SUPPLIED DATA
§
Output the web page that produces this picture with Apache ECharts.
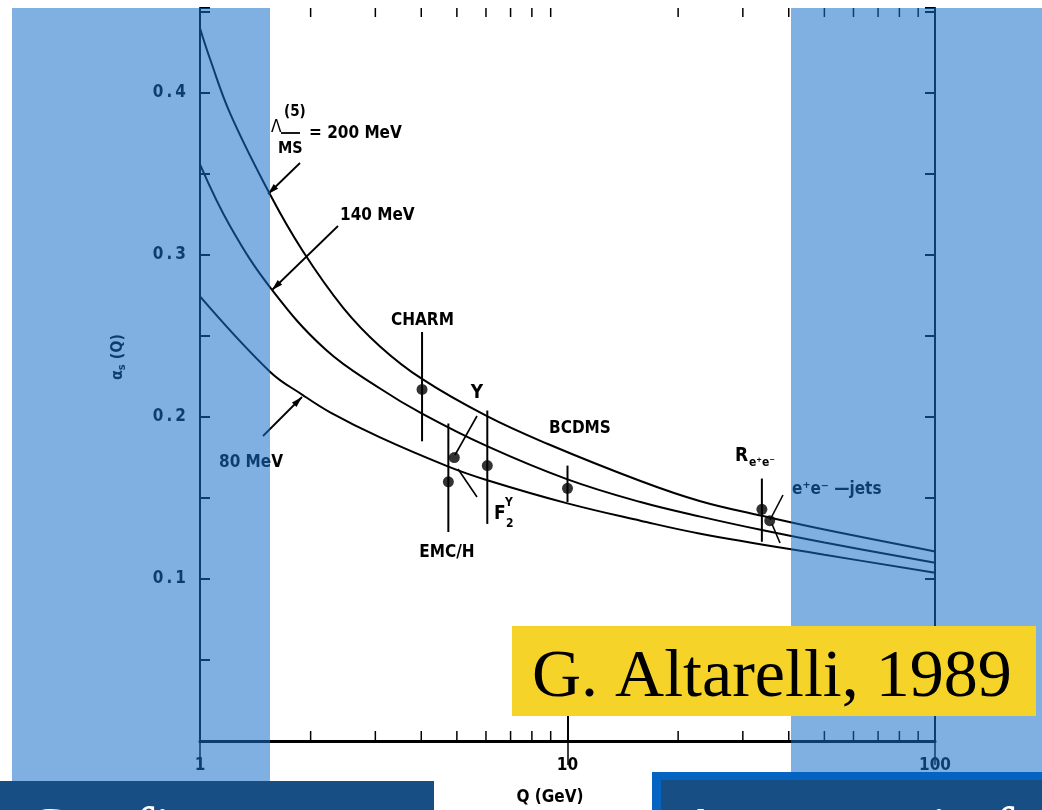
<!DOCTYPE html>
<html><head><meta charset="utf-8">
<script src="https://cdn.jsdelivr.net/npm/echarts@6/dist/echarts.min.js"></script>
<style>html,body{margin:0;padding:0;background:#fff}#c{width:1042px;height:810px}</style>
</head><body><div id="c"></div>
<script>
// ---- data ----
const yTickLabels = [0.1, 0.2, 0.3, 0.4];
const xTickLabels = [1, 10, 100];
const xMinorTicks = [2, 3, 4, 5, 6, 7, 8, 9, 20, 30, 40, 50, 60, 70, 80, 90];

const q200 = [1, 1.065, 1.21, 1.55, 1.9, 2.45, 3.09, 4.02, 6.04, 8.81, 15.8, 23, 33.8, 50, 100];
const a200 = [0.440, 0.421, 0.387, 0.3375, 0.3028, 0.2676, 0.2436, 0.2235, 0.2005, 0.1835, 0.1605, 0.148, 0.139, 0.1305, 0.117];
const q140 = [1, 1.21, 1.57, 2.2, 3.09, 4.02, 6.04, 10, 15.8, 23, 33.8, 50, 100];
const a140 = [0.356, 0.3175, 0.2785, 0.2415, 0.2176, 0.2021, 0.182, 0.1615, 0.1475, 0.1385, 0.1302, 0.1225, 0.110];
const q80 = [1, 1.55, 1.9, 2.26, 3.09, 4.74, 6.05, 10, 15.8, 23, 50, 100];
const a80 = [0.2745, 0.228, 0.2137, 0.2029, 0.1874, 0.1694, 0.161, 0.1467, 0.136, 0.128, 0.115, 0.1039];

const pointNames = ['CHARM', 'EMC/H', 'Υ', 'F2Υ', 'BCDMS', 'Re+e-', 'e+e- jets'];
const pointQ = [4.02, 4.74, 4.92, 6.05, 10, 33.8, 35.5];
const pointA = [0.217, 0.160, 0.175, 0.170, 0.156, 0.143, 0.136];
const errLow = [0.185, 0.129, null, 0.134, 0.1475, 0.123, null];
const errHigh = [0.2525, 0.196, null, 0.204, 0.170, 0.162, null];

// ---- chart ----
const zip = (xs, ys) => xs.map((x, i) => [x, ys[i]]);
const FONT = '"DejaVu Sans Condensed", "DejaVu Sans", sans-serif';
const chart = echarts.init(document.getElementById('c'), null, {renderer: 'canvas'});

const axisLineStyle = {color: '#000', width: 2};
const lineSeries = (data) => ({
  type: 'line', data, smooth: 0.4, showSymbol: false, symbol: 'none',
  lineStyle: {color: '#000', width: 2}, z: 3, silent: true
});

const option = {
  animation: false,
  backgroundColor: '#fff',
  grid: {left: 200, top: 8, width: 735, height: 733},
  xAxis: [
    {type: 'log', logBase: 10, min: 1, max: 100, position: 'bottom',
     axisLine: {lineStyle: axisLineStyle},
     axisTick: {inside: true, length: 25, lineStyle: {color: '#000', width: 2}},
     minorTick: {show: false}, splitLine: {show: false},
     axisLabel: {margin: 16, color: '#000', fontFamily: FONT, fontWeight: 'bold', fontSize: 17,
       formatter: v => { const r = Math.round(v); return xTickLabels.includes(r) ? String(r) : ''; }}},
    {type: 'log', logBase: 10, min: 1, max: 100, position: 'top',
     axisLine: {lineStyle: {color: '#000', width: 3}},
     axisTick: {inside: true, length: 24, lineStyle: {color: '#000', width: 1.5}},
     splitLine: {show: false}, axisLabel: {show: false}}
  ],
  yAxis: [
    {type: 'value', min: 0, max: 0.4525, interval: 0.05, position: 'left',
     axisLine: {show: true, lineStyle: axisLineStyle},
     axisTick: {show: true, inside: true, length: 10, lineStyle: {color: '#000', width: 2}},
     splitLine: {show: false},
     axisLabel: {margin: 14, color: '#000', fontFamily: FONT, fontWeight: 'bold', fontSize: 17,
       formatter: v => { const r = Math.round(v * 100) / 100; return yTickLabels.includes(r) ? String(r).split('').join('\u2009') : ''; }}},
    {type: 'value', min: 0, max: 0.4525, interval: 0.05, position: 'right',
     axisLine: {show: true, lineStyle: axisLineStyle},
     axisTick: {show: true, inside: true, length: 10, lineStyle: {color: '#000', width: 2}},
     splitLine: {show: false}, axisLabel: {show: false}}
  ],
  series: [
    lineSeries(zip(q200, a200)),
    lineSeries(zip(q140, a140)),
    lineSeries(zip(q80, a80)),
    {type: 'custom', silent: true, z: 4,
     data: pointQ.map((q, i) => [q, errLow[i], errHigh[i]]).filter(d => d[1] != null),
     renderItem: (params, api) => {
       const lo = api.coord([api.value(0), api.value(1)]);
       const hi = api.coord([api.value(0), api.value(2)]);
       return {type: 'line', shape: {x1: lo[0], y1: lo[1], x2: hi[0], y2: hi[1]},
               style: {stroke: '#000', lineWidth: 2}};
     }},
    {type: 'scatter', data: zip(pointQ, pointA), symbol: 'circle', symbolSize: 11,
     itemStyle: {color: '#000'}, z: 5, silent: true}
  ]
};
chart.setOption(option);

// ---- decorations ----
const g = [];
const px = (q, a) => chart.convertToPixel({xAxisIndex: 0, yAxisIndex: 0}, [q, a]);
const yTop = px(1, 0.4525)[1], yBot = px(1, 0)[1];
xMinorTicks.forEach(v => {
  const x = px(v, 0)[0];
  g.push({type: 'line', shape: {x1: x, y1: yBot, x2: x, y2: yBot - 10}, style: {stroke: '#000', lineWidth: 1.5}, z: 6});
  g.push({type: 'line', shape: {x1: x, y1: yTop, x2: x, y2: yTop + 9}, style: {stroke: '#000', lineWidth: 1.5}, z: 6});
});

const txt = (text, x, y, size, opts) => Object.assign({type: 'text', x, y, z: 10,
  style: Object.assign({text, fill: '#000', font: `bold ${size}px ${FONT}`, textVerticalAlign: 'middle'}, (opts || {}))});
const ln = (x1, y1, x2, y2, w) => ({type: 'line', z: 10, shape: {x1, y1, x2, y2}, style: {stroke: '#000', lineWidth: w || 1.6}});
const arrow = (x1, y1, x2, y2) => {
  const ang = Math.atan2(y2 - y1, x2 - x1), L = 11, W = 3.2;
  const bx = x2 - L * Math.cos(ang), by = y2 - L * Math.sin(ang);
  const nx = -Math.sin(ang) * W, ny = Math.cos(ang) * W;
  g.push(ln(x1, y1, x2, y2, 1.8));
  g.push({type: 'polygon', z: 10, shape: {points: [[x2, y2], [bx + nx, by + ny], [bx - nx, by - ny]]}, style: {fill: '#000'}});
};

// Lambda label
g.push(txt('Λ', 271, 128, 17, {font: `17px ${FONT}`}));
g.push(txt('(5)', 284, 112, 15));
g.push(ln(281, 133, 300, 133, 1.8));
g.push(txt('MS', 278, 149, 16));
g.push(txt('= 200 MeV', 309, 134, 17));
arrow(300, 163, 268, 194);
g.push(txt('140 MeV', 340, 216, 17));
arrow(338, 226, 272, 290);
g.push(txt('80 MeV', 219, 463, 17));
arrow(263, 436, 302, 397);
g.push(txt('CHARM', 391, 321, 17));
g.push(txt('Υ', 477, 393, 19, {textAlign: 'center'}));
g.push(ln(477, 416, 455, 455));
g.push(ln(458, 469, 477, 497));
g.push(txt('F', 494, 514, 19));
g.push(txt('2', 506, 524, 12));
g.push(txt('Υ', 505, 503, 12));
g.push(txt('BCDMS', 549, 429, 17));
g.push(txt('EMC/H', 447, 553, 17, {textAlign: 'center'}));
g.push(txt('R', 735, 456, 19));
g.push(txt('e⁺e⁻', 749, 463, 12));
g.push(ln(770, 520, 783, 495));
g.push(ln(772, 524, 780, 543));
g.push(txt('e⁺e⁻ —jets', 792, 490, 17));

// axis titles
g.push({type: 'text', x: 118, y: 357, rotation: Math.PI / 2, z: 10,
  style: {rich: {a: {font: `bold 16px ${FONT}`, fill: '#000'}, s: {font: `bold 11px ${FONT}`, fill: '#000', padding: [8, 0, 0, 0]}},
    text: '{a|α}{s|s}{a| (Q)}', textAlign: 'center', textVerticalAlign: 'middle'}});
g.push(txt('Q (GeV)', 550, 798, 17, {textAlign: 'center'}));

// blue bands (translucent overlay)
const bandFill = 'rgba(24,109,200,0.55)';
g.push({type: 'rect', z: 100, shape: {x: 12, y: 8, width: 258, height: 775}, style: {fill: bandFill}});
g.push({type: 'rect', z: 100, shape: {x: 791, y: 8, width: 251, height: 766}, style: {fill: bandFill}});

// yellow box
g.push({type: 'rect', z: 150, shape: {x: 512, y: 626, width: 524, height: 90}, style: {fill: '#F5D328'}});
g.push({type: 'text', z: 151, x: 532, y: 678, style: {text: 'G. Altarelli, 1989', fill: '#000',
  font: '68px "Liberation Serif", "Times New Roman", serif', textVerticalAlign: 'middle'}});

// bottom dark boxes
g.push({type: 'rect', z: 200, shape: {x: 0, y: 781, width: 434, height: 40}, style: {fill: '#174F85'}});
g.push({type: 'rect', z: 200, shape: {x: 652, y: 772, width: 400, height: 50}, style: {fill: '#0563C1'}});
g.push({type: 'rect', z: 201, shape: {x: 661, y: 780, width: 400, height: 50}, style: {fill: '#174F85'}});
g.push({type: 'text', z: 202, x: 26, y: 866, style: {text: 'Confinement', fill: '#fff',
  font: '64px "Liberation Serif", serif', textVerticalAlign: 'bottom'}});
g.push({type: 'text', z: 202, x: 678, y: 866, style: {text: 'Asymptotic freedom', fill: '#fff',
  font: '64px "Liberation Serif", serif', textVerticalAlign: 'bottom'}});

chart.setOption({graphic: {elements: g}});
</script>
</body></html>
§
GOAL
Begin at the first line of the material and copy each line exactly through the one containing "0.128, 0.115, 0.1039];". Omit pictures.

WRITTEN SOLUTION
Output the web page that produces this picture with Apache ECharts.
<!DOCTYPE html>
<html><head><meta charset="utf-8">
<script src="https://cdn.jsdelivr.net/npm/echarts@6/dist/echarts.min.js"></script>
<style>html,body{margin:0;padding:0;background:#fff}#c{width:1042px;height:810px}</style>
</head><body><div id="c"></div>
<script>
// ---- data ----
const yTickLabels = [0.1, 0.2, 0.3, 0.4];
const xTickLabels = [1, 10, 100];
const xMinorTicks = [2, 3, 4, 5, 6, 7, 8, 9, 20, 30, 40, 50, 60, 70, 80, 90];

const q200 = [1, 1.065, 1.21, 1.55, 1.9, 2.45, 3.09, 4.02, 6.04, 8.81, 15.8, 23, 33.8, 50, 100];
const a200 = [0.440, 0.421, 0.387, 0.3375, 0.3028, 0.2676, 0.2436, 0.2235, 0.2005, 0.1835, 0.1605, 0.148, 0.139, 0.1305, 0.117];
const q140 = [1, 1.21, 1.57, 2.2, 3.09, 4.02, 6.04, 10, 15.8, 23, 33.8, 50, 100];
const a140 = [0.356, 0.3175, 0.2785, 0.2415, 0.2176, 0.2021, 0.182, 0.1615, 0.1475, 0.1385, 0.1302, 0.1225, 0.110];
const q80 = [1, 1.55, 1.9, 2.26, 3.09, 4.74, 6.05, 10, 15.8, 23, 50, 100];
const a80 = [0.2745, 0.228, 0.2137, 0.2029, 0.1874, 0.1694, 0.161, 0.1467, 0.136, 0.128, 0.115, 0.1039];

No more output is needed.